* _STATED GOAL_
Word for word, copy all the data and drop the pictures.

* _INFORMATION SUPPLIED_
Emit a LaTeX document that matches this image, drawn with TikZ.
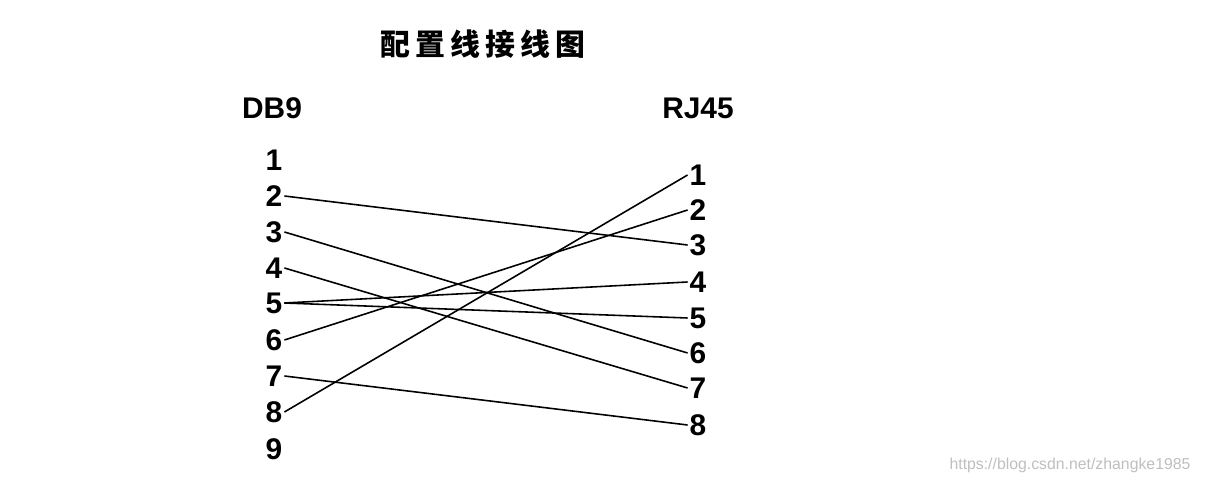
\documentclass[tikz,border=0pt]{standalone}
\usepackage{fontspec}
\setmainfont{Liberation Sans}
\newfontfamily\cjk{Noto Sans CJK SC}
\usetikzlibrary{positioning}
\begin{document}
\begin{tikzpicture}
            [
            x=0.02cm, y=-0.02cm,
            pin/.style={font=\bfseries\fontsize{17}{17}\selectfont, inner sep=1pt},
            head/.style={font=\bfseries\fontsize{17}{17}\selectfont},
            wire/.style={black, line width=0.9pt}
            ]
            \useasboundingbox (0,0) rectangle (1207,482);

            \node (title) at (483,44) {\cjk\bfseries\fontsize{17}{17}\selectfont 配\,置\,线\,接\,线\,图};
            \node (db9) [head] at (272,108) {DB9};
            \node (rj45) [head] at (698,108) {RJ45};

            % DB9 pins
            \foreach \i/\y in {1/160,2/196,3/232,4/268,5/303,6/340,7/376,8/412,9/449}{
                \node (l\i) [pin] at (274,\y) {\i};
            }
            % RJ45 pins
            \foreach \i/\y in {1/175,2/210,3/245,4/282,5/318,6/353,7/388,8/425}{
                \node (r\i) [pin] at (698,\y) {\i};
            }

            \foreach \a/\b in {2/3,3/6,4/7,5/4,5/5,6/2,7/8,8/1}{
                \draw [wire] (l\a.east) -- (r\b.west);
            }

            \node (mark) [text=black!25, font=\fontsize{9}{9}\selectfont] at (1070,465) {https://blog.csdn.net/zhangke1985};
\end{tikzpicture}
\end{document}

* _ANSWER TO THIS PROBLEM_
Emit a LaTeX document that matches this image, drawn with TikZ.
\documentclass[tikz,border=0pt]{standalone}
\usepackage{fontspec}
\setmainfont{Liberation Sans}
\newfontfamily\cjk{Noto Sans CJK SC}
\usetikzlibrary{positioning}
\begin{document}
\begin{tikzpicture}
            [
            x=0.02cm, y=-0.02cm,
            pin/.style={font=\bfseries\fontsize{17}{17}\selectfont, inner sep=1pt},
            head/.style={font=\bfseries\fontsize{17}{17}\selectfont},
            wire/.style={black, line width=0.9pt}
            ]
            \useasboundingbox (0,0) rectangle (1207,482);

            \node (title) at (483,44) {\cjk\bfseries\fontsize{17}{17}\selectfont 配\,置\,线\,接\,线\,图};
            \node (db9) [head] at (272,108) {DB9};
            \node (rj45) [head] at (698,108) {RJ45};

            % DB9 pins
            \foreach \i/\y in {1/160,2/196,3/232,4/268,5/303,6/340,7/376,8/412,9/449}{
                \node (l\i) [pin] at (274,\y) {\i};
            }
            % RJ45 pins
            \foreach \i/\y in {1/175,2/210,3/245,4/282,5/318,6/353,7/388,8/425}{
                \node (r\i) [pin] at (698,\y) {\i};
            }

            \foreach \a/\b in {2/3,3/6,4/7,5/4,5/5,6/2,7/8,8/1}{
                \draw [wire] (l\a.east) -- (r\b.west);
            }

            \node (mark) [text=black!25, font=\fontsize{9}{9}\selectfont] at (1070,465) {https://blog.csdn.net/zhangke1985};
\end{tikzpicture}
\end{document}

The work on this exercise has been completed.